Curada la herida de Blegino, lo acostaron lo mejor que pudieron sobre la capa del romano y se dispusieron a descansar y a pasar allí la noche, pues el herido no se encontraba con fuerzas suficientes para seguir el viaje. Durante las horas dedicadas al sueño el herido no hizo más que delirar y dar vueltas. Los demás compañeros se turnaban para velarlo y refrescarle la frente con un paño mojado en la fresca agua del río, pero la fiebre del convaleciente no descendía. Le ardía todo el cuerpo, por lo que los compañeros le acercaban de cuando en cuando agua a los labios para que bebiera. Él apenas logró tomar unos sorbos. Poco después del alba Elaeso fue en busca de vellosilla, una planta con un gran poder diurético y antibiótico. A continuación le preparó una infusión que le obligó a ingerir hasta la última gota. Blegino no tardó en dormirse profundamente con una respiración regular y acompasada. Poco a poco dejó de transpirar y la temperatura de su cuerpo comenzó a normalizarse. Los compañeros lo dejaron descansar durante horas para que se repusiera totalmente. Al mediodía se despertó con gran apetito, lo que celebraron todos juntos dándose un pequeño banquete con las viandas que portaban. Después continuaron su viaje hacia las montañas.
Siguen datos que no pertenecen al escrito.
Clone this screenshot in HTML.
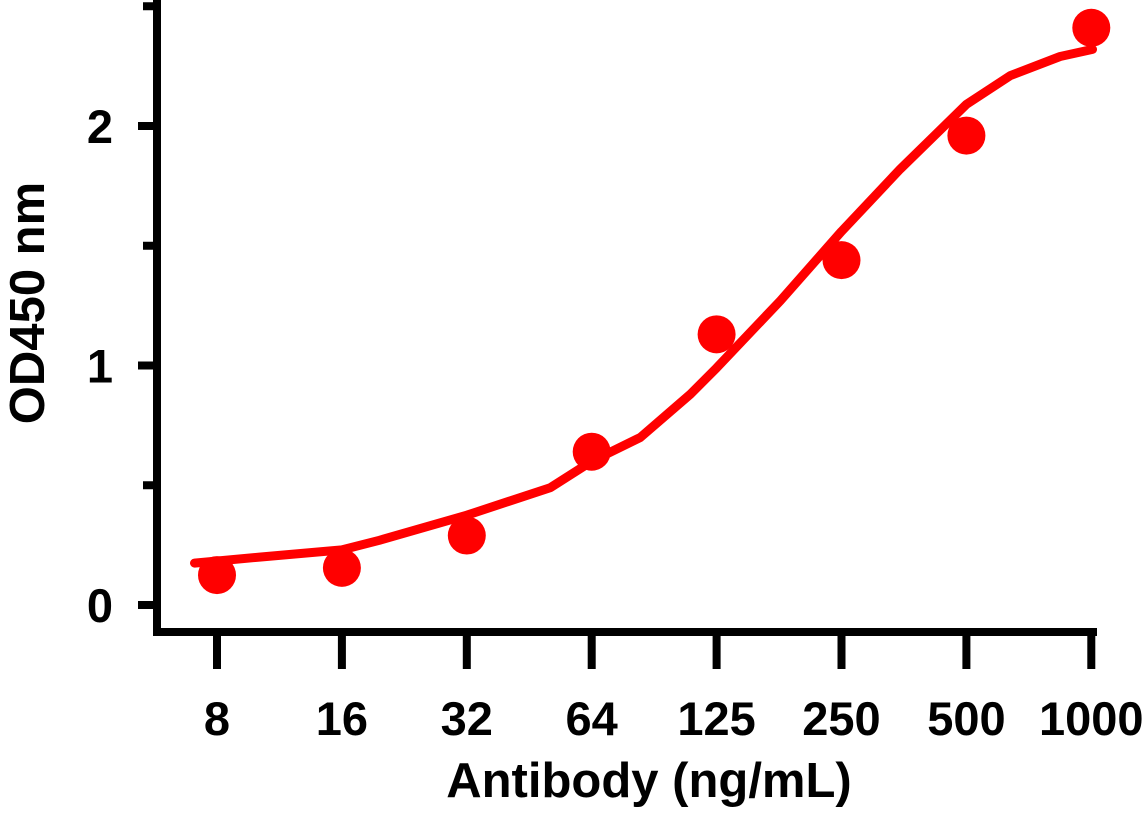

A la caída de la tarde llegaron a otro valle de verdes prados y abundante arboleda. Chopos, salgueros, álamos y frondosos nogales lo rodeaban. Altas montañas pobladas de robles y escobas lo circundaban. Predominaban los verdes, ocres y amarillos. Las cumbres del fondo se ocultaban tras una tenue gasa de neblina. Los hombres decidieron descansar y pasar la noche allí, dada la tranquilidad que reinaba en aquel lugar. Ayudaron a descabalgar a Blegino, al que Elaeso no tardó en cambiar el emplasto y el vendaje por otro nuevo. La herida, dentro de la gravedad, parecía evolucionar favorablemente. Era obvio que la pócima actuaba con rapidez y eficacia. Con las primeras luces del alba, dejaron atrás el apacible valle para sumergirse entre las brumosas montañas y continuar su viaje hasta el valle de Osimara.